L’Unione europea, invece, soprattutto dopo le ire dei capi Stato, come Angela Merkel, messi sotto controllo (ma a loro volta controllori), ha chiesto che ci siano regole condivise, che ci sia una specie di “codice di identificazione” di quello che si fa e che non si fa.
IL FINE NON GIUSTIFICA I MEZZI
E il governo italiano condivide questo approccio. “Il mondo dell’intelligence non può essere una giungla in cui tutto è permesso, tutto è consentito”, ha aggiunto il sottosegretario.
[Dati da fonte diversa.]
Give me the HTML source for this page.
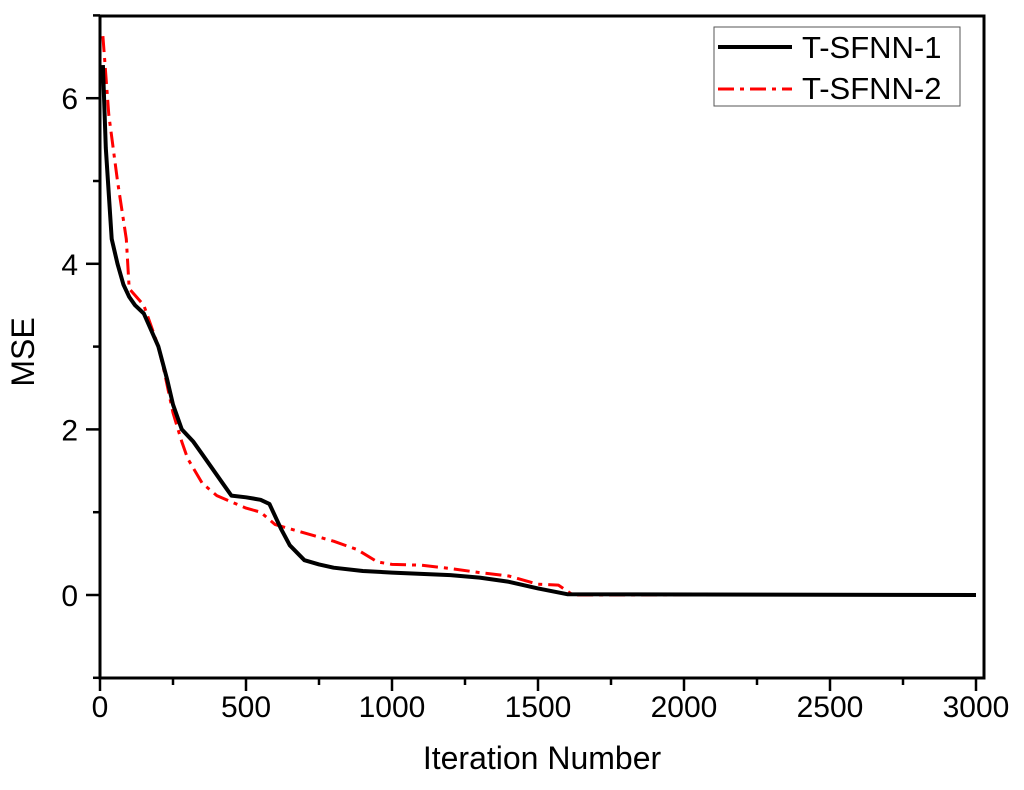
<!DOCTYPE html>
<html><head><meta charset="utf-8"><style>
body{margin:0;background:#fff}
svg text{font-family:"Liberation Sans",Arial,sans-serif;fill:#000}
</style></head><body>
<svg width="1024" height="785" xmlns="http://www.w3.org/2000/svg">
<g id="axes"></g><g id="series"></g>
<g>
<rect x="714" y="27" width="246" height="79" fill="#fff" stroke="#555" stroke-width="1"/>
<line x1="718" y1="47" x2="792" y2="47" stroke="#000" stroke-width="4"/>
<text x="802" y="58" font-size="31">T-SFNN-1</text>
<line x1="718" y1="89" x2="792" y2="89" stroke="#f00" stroke-width="3" stroke-dasharray="16,6,4,6"/>
<text x="802" y="99" font-size="31">T-SFNN-2</text>
</g>
<text x="542" y="769" font-size="32" text-anchor="middle">Iteration Number</text>
<text transform="translate(34,352) rotate(-90)" font-size="32" text-anchor="middle">MSE</text>
</svg>
<script>
const xTicks=[0,500,1000,1500,2000,2500,3000];
const yTicks=[0,2,4,6];
const s1x=[10,20,40,60,80,100,120,150,200,230,250,280,320,350,380,420,450,500,550,580,620,650,700,750,800,900,1000,1200,1300,1400,1500,1600,3000];
const s1y=[6.4,5.4,4.3,4.0,3.75,3.6,3.5,3.4,3.0,2.6,2.3,2.0,1.85,1.7,1.55,1.35,1.2,1.18,1.15,1.1,0.8,0.6,0.42,0.37,0.33,0.29,0.27,0.24,0.21,0.16,0.08,0.01,0];
const s2x=[10,30,60,90,100,150,200,220,250,280,300,350,400,500,550,600,700,800,880,950,1000,1100,1200,1300,1400,1500,1570,1620,3000];
const s2y=[6.75,5.8,5.0,4.3,3.7,3.5,3.0,2.7,2.2,1.85,1.65,1.35,1.2,1.05,1.0,0.85,0.75,0.65,0.55,0.4,0.37,0.36,0.32,0.27,0.23,0.13,0.12,0,0];
const L=100,R=984,T=16,B=678;
const X=v=>100+v*(876/3000);
const Y=v=>595-v*82.8;
const NS="http://www.w3.org/2000/svg";
function mk(tag,attrs,parent){const e=document.createElementNS(NS,tag);for(const k in attrs)e.setAttribute(k,attrs[k]);parent.appendChild(e);return e;}
const ax=document.getElementById('axes');
const fr=mk('rect',{x:L,y:T,width:R-L,height:B-T,fill:'none',stroke:'#000','stroke-width':3},ax);


for(let v=0;v<=3000;v+=250){const maj=v%500===0;
 const t=mk('line',{x1:X(v),x2:X(v),y1:B,y2:B+(maj?13:7),stroke:'#000','stroke-width':2.5},ax);
 
 }
xTicks.forEach(v=>{const t=mk('text',{x:X(v),y:717,'font-size':30,'text-anchor':'middle'},ax);t.textContent=v;
 
 });
for(let v=-1;v<=7;v+=1){const maj=v%2===0;
 const t=mk('line',{x1:L,x2:L-(maj?14:7),y1:Y(v),y2:Y(v),stroke:'#000','stroke-width':2.5},ax);
 
 }
yTicks.forEach(v=>{const t=mk('text',{x:78,y:Y(v)+11,'font-size':30,'text-anchor':'end'},ax);t.textContent=v;
 
 });
const se=document.getElementById('series');
function path(xs,ys){return xs.map((x,i)=>(i?'L':'M')+X(x).toFixed(1)+','+Y(ys[i]).toFixed(1)).join(' ');}
const p2=mk('path',{d:path(s2x,s2y),fill:'none',stroke:'#f00','stroke-width':3,'stroke-dasharray':'16,6,4,6','stroke-linejoin':'round'},se);


const p1=mk('path',{d:path(s1x,s1y),fill:'none',stroke:'#000','stroke-width':4,'stroke-linejoin':'round'},se);


</script>
</body></html>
Perché l’interrogativo consueto rimane: nel mondo un po’ opaco delle spie, il fine giustifica i mezzi? Non secondo Minniti. Certo, nel campo dell’intelligence il termine correttezza è un po’ borderline. Però c’è bisogno di riscrivere un pezzo di futuro “garantendo allo stesso tempo sicurezza e libertà”. Un monito, forse, più che un obiettivo, in un mondo sempre più complesso.